Lawmaker Arundika Fernando told the Sri Lankan parliament June 5 that Prageeth Ekneligoda, a cartoonist and government critic who has not been seen since leaving work Jan 24, 2010, is currently living in hiding in France.
“Solving the disappearance of Ekneligoda and that of thousands of other Sri Lankans over past decades should be a top priority of the Sri Lankan government and its investigative agencies,” said Brad Adams of Human Rights Watch.
“After years of no progress in Ekneligoda’s case, any clues about his fate should prompt an intensive investigation, not shrugs by senior government officials.”
The Sri Lankan government needs to take serious measures to end enforced disappearances, provide information to families on the fate or whereabouts of their relatives, and prosecute all those responsible, Human Rights Watch said.
The UN Working Group on Enforced or Involuntary Disappearances has recorded 5,671 reported cases of disappearances in Sri Lanka during its 26-year-long civil war, a figure that does not include those unaccounted for during the end stages of the war in 2008-09 or people “disappeared” since then.
Fernando, a member of parliament with the ruling Sri Lanka Freedom Party, did not elaborate on his claim in parliament. However, on June 7 he said that while in France he had been introduced to Ekneligoda by Manjula Wediwardana, a Sri Lankan journalist living in France.
Wediwardana, speaking to the BBC Sinhala service after Fernando’s statement, denied that he did any such thing.
After Fernando’s statement in parliament, the minister for media and information, Keheliya Rambukwella, told journalists that Fernando’s parliamentary privilege prevented the intelligence agencies from investigating his allegations about Ekneligoda’s whereabouts.
Rambukwella later conceded that police could question Fernando, but could not compel him to respond.
Eknaligoda was well-known for his cartoons critical of the administration of President Mahinda Rajapaksa.
The Lanka-e-News, a news web site published in English, Sinhala and Tamil and generally considered to be aligned with the opposition Janatha Vimukthi Peramu?a (JVP) party, published his work.
The government has long claimed to be investigating his disappearance and that of thousands of other Sri Lankans during the armed conflict.
Ekneligoda’s wife has accused the Sri Lankan authorities of foot dragging in probing his disappearance and has spearheaded a campaign to prod them to seriously investigate his possible whereabouts.
The government’s own post-war Lessons Learnt and Reconciliation Commission expressed alarm at the number of enforced disappearances and recommended the government to urgently investigate these claims.
To date no discernable action has been taken.
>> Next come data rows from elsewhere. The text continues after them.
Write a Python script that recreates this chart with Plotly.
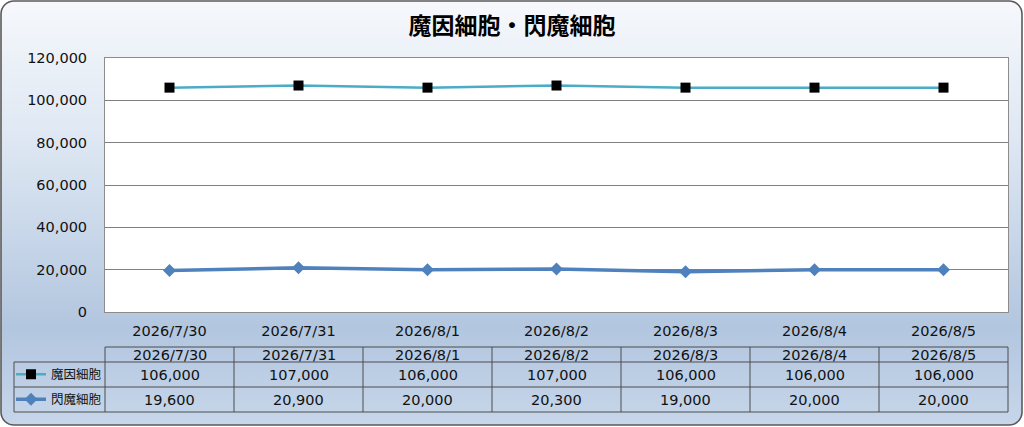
import base64

import plotly.graph_objects as go

W, H = 1024, 427

dates = ["2026/7/30", "2026/7/31", "2026/8/1", "2026/8/2", "2026/8/3", "2026/8/4", "2026/8/5"]
magic_cells = [106000, 107000, 106000, 107000, 106000, 106000, 106000]
flash_cells = [19600, 20900, 20000, 20300, 19000, 20000, 20000]
series_names = ["魔因細胞", "閃魔細胞"]
title_text = "魔因細胞・閃魔細胞"

FONT = "DejaVu Sans, Noto Sans CJK JP, sans-serif"
JP_FONT = "Noto Sans CJK JP, sans-serif"

# plot frame in pixels (from top-left)
PX_L, PX_R, PX_T, PX_B = 105, 1008, 58, 312
TBL_L = 14
ROWS = [347, 362, 387, 412]


def px(x):
    return x / W


def py(y):
    return 1 - y / H


# background: rounded panel with vertical gradient
svg = f"""<svg xmlns='http://www.w3.org/2000/svg' width='{W}' height='{H}' viewBox='0 0 {W} {H}'>
<defs><linearGradient id='g' x1='0' y1='0' x2='0' y2='1'>
<stop offset='0' stop-color='#f6f8fc'/>
<stop offset='0.35' stop-color='#dce6f2'/>
<stop offset='0.77' stop-color='#b2c6df'/>
<stop offset='1' stop-color='#c7d6ea'/>
</linearGradient></defs>
<rect x='1' y='1' width='1021' height='424' rx='13' ry='13' fill='url(#g)' stroke='#5a5a5a' stroke-width='1.6'/>
</svg>"""
bg_src = "data:image/svg+xml;base64," + base64.b64encode(svg.encode("utf-8")).decode("ascii")

fig = go.Figure()

fig.add_trace(go.Scatter(
    x=dates, y=magic_cells, name=series_names[0], mode="lines+markers",
    line=dict(color="#4bacc6", width=2.5),
    marker=dict(symbol="square", size=10, color="#000000"),
    legend="legend",
))
fig.add_trace(go.Scatter(
    x=dates, y=flash_cells, name=series_names[1], mode="lines+markers",
    line=dict(color="#4f81bd", width=3.5),
    marker=dict(symbol="diamond", size=10, color="#4f81bd"),
    legend="legend2",
))

shapes = []
# white plot area over the gradient panel
shapes.append(dict(type="rect", xref="paper", yref="paper", layer="below",
                   x0=px(PX_L), x1=px(PX_R), y0=py(PX_B), y1=py(PX_T),
                   fillcolor="#ffffff", line=dict(width=0)))

# data table below the plot
col_w = (PX_R - PX_L) / len(dates)
line_style = dict(color="#4d4d4d", width=1)
shapes.append(dict(type="line", xref="paper", yref="paper", x0=px(PX_L), x1=px(PX_R),
                   y0=py(ROWS[0]), y1=py(ROWS[0]), line=line_style))
for r in ROWS[1:]:
    shapes.append(dict(type="line", xref="paper", yref="paper", x0=px(TBL_L), x1=px(PX_R),
                       y0=py(r), y1=py(r), line=line_style))
shapes.append(dict(type="line", xref="paper", yref="paper", x0=px(TBL_L), x1=px(TBL_L),
                   y0=py(ROWS[1]), y1=py(ROWS[3]), line=line_style))
for i in range(len(dates) + 1):
    xx = px(PX_L + i * col_w)
    shapes.append(dict(type="line", xref="paper", yref="paper", x0=xx, x1=xx,
                       y0=py(ROWS[0]), y1=py(ROWS[3]), line=line_style))

annotations = []
row_vals = [dates, [f"{v:,}" for v in magic_cells], [f"{v:,}" for v in flash_cells]]
for ri, vals in enumerate(row_vals):
    yc = py((ROWS[ri] + ROWS[ri + 1]) / 2)
    for i, v in enumerate(vals):
        annotations.append(dict(
            x=px(PX_L + (i + 0.5) * col_w), y=yc, xref="paper", yref="paper",
            text=v, showarrow=False, xanchor="center", yanchor="middle",
            font=dict(family=FONT, size=14.5, color="#111111"),
        ))

legend_common = dict(
    xref="paper", yref="paper", x=px(TBL_L - 3), xanchor="left", yanchor="middle",
    bgcolor="rgba(0,0,0,0)", borderwidth=0, itemwidth=30,
    font=dict(family=JP_FONT, size=12.5, color="#111111"),
)

fig.update_layout(
    width=W, height=H,
    margin=dict(l=0, r=0, t=0, b=0),
    paper_bgcolor="#ffffff",
    plot_bgcolor="#ffffff",
    title=dict(text=title_text, x=px(512), y=py(26), xanchor="center", yanchor="middle",
               xref="paper", yref="paper",
               font=dict(family=JP_FONT, size=23, color="#000000", weight="bold")),
    showlegend=True,
    legend=dict(**legend_common, y=py((ROWS[1] + ROWS[2]) / 2)),
    legend2=dict(**legend_common, y=py((ROWS[2] + ROWS[3]) / 2)),
    xaxis=dict(
        domain=[px(PX_L), px(PX_R)], type="category", range=[-0.5, len(dates) - 0.5],
        showgrid=False, showline=True, mirror=True, linecolor="#8c8c8c", linewidth=1,
        ticks="", tickfont=dict(family=FONT, size=14.5, color="#111111"),
        ticklabelstandoff=6, automargin=False, fixedrange=True,
    ),
    yaxis=dict(
        domain=[py(PX_B), py(PX_T)], range=[0, 120000], dtick=20000, tickformat=",",
        showgrid=True, gridcolor="#7f7f7f", gridwidth=1, zeroline=False,
        showline=True, mirror=True, linecolor="#8c8c8c", linewidth=1,
        ticks="", tickfont=dict(family=FONT, size=14.5, color="#111111"),
        ticklabelstandoff=14, automargin=False, fixedrange=True,
    ),
    shapes=shapes,
    annotations=annotations,
    images=[dict(source=bg_src, xref="paper", yref="paper", x=0, y=1, sizex=1, sizey=1,
                 xanchor="left", yanchor="top", sizing="stretch", layer="below")],
)

fig.write_html("out.html", config={"displayModeBar": False},
               post_script="document.body.style.margin='0';")
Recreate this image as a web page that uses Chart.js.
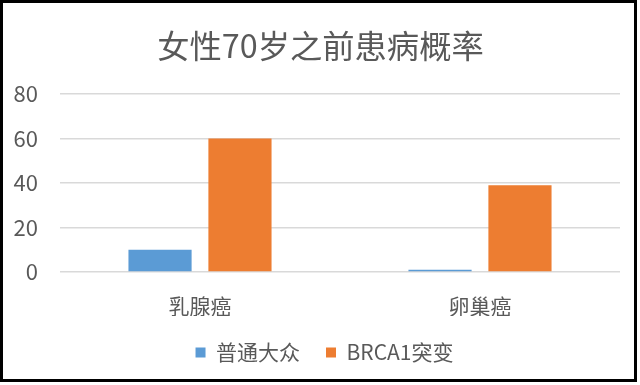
<!DOCTYPE html>
<html><head><meta charset="utf-8">
<script src="https://cdn.jsdelivr.net/npm/chart.js@4"></script>
<style>
html,body{margin:0;padding:0;background:#fff;}
#frame{position:absolute;left:0;top:0;width:631px;height:376px;border:3px solid #000;background:#fff;}
#c{display:block;}
</style></head>
<body>
<div id="frame"><canvas id="c" width="631" height="376"></canvas></div>
<script>
const categories = ['乳腺癌', '卵巢癌'];
const seriesNames = ['普通大众', 'BRCA1突变'];
const generalPublic = [10, 1];
const brca1 = [60, 39];
const yTicks = [0, 20, 40, 60, 80];

const FONT = "'Noto Sans CJK SC', 'Noto Sans', sans-serif";
const TXT = '#595959';
const LEGEND_PAD = 26;
const TITLE_SHIFT = 9;

const blockFix = {
  id: 'blockFix',
  afterLayout(chart) {
    const lg = chart.legend;
    if (lg) { lg.left += LEGEND_PAD / 2; lg.right += LEGEND_PAD / 2; }
    const tb = chart.titleBlock;
    if (tb) { tb.left += TITLE_SHIFT; tb.right += TITLE_SHIFT; }
  }
};

new Chart(document.getElementById('c'), {
  type: 'bar',
  data: {
    labels: categories,
    datasets: [
      { label: seriesNames[0], data: generalPublic, backgroundColor: '#5B9BD5' },
      { label: seriesNames[1], data: brca1, backgroundColor: '#ED7D31' }
    ]
  },
  plugins: [blockFix],
  options: {
    responsive: false,
    animation: false,
    categoryPercentage: 0.571,
    barPercentage: 0.79,
    layout: { padding: { left: 0, right: 14, top: 0, bottom: 6 } },
    plugins: {
      title: {
        display: true, text: '女性70岁之前患病概率', color: TXT,
        font: { family: FONT, size: 32.3, weight: 'normal' },
        padding: { top: 23, bottom: 29.3 }
      },
      legend: {
        position: 'bottom',
        labels: {
          color: TXT, font: { family: FONT, size: 21 },
          boxWidth: 10, boxHeight: 10, padding: LEGEND_PAD
        }
      },
      tooltip: { enabled: false }
    },
    scales: {
      x: {
        grid: { display: false },
        border: { display: false },
        afterFit: s => { s.height = 44; },
        ticks: { color: TXT, font: { family: FONT, size: 21 }, padding: 13 }
      },
      y: {
        min: 0, max: 80,
        afterBuildTicks: s => { s.ticks = yTicks.map(v => ({ value: v })); },
        afterFit: s => { s.width = 57; },
        grid: { color: '#d9d9d9', lineWidth: 1.5, drawTicks: false },
        border: { display: false },
        ticks: { color: TXT, font: { family: FONT, size: 22 }, padding: 22 }
      }
    }
  }
});
</script>
</body></html>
Reports from previous government commissions set up to inquire into disappearances have largely not been made public.
International law defines an enforced disappearance as the deprivation of a person’s liberty by state officials followed by a refusal to acknowledge the arrest or the fate or whereabouts of the person.
Fernando’s allegation echoes a similar unsubstantiated claim by a senior government official that Ekneligoda, rather than being the victim of an enforced disappearance, was living abroad.
Sri Lanka’s current chief justice of the Supreme Court, Mohan Peiris, told the United Nations Committee Against Torture in November 2011, when he was attorney general, that he had received intelligence that Ekneligoda was living abroad.
Peiris subsequently retracted this claim when testifying before the Magistrate’s court in Colombo in June 2012.
During his court testimony, Peiris admitted that his allegation about Ekneligoda’s whereabouts had been based on unverified hearsay from a source he was unable to remember.
The Rajapaksa government has a long history of media harassment and attacks on journalists critical of the government, Human Rights Watch said.
Publications, including electronic media, that oppose government policies have been subject to censorship, and some have been forced to close down.